In Hacksaw Ridge the Japanese just let the American soldiers climb up and there appeared to be no defence. The American soldiers were absolutely safe once they climbed down the ridge. The Japanese could shoot since they occupied a higher elevation. So why didn't they cut the ropes?
You can find the answer in many accounts of the specific battle and I recommend watching the documentary on Doss, The Conscientious Objector. It is true that Doss was one of the ones tasked with securing the nets in the first place.
The ridge is much shorter than depicted in the movie and the terrain below it is far from flat so Japanese positions on the hill had a clear view of American movements all the way down to the landing zone. The only time that American troops could not be seen was right at the base of the ridge.
According to survivors anyone sent up to the top of the ridge for reconnaissance prior to securing the nets that was shot and killed. However, in accordance with Japanese tactics at the time, once it was clear what the Americans were doing, the Japanese soldiers waited until a concentration of troops had made it to the top before they opened fire. This was to ensure the maximum amount of casualties and that's pretty much what they did every time the Americans tried to secure the ridge--up to eight or nine times.
As long as those nets remained, the Japanese suspected the Americans would keep using them and putting large numbers of troops right in their line of fire. Though not always followed, this strategy was used in the hopes that the Americans would get tired of the fighting and offer a negotiated peace. Instead it convinced the US that an invasion of Japan would be too costly and the atomic bomb should be used instead. For what is probably the most comprehensive view of the battle from the Japanese perspective, I suggest The Battle for Okinawa by Colonel Hiromichi Yahara.
Keep in mind the movie is based on true events and there can be all kinds of reasons they didn't cut the ropes given the chaos of war and strategic motives of the different sides.
The Battle of Okinawa is known to be one of the bloodiest battles of the Pacific War and the key attack points were the beach and the ridges. The movie makes it seem like the rope ladder was abandoned and left with two guys to guard it at certain points. I find this highly unlikely. If the US took the time to put a mesh rope ladder up, they would leave enough forces to defend it. Any Japanese soldiers that came close enough to the ridge to attempt to cut it would have been gunned down. That said, its very possible that they DID attempt to cut the ropes down and its very possible that they succeeded in some of these attempts.
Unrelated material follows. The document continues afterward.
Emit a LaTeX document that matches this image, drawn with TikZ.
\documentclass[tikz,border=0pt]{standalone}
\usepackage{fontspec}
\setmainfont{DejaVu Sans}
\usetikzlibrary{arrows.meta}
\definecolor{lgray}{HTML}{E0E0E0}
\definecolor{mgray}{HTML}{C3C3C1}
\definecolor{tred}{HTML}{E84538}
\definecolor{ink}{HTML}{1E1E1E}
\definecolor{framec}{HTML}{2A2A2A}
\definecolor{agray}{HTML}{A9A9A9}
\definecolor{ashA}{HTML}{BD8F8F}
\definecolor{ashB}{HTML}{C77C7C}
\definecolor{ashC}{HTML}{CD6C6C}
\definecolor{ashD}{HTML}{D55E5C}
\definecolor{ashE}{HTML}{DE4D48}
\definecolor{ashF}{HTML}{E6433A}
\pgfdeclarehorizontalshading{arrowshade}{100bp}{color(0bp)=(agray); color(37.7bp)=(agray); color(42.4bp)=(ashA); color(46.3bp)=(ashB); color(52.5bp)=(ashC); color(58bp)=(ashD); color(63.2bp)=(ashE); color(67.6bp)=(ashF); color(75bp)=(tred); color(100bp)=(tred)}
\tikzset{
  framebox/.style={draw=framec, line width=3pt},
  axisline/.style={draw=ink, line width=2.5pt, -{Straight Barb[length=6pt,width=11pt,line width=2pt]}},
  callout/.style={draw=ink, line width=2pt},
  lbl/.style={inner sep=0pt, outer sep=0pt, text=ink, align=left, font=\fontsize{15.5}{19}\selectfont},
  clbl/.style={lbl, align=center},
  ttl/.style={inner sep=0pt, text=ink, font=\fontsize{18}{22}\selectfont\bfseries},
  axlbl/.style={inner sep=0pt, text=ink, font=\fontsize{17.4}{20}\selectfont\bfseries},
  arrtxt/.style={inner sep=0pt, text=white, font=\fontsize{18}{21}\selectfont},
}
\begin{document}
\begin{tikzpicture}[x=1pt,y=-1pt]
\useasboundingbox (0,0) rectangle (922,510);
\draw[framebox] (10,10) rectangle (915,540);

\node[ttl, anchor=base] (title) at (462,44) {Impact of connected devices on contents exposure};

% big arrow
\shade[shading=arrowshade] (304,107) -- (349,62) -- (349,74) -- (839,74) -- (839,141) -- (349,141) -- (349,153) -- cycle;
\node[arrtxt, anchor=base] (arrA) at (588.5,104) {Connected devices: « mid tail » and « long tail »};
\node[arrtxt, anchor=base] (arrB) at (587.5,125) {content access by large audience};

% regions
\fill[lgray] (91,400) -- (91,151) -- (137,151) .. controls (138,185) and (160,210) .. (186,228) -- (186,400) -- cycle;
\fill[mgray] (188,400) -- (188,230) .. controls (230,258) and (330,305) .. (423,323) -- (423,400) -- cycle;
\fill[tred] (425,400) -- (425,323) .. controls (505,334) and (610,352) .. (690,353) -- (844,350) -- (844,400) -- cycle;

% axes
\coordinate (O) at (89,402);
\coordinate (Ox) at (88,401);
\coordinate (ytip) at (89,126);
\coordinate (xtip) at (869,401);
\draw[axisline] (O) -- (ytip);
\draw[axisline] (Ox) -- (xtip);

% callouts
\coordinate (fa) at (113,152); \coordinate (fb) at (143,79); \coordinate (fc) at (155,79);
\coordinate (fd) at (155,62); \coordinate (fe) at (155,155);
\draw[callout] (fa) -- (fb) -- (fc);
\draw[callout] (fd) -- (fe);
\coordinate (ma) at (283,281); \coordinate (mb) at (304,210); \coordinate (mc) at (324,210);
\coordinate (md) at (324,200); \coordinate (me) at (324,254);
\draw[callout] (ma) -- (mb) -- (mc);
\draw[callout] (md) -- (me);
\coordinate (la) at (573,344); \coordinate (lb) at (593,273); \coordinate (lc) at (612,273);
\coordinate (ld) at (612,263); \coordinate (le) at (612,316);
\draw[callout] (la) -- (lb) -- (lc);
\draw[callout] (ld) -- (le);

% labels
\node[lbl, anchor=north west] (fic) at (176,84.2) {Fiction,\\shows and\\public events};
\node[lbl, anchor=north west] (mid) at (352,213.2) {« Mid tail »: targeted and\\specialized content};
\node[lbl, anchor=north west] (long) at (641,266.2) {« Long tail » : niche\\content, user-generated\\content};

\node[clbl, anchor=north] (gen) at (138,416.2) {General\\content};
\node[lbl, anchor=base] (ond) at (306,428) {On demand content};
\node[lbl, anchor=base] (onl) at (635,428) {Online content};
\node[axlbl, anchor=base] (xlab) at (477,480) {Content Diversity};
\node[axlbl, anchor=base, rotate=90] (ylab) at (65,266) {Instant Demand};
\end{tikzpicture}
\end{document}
Ultimately, whether they attempted to cut the ropes or not is a detail not important to the movie's plot.
We are meant to suspend our reality and assume that if any attempts were made to cut the rope, they either failed or were remedied by putting it back up.
According to the true story the Japanese wanted the Americans close to their hideout for tactical reasons. I guess that is part of the reason why they didn't cut the ropes. Another reason could be the exposure to the heavy artillery at sea. Also, according to the true story Desmond Doss was one of the volunteers to climb up and attach the ropes (not depicted in the movie). So it was mounted by the Americans, not the Japanese.
Simple answer the Japanese built that rope latter to get on the hill. However that hill is one way up and down whatever food and supplies the Japanese would get came from the rope so they can't cut it since that is there supply chain. Also why cut the rope if it's a one way up and down. It's make it easy for ambushing since you have the exact location that the enemy forces are coming from. This is all what war is ambushing and counter ambushing.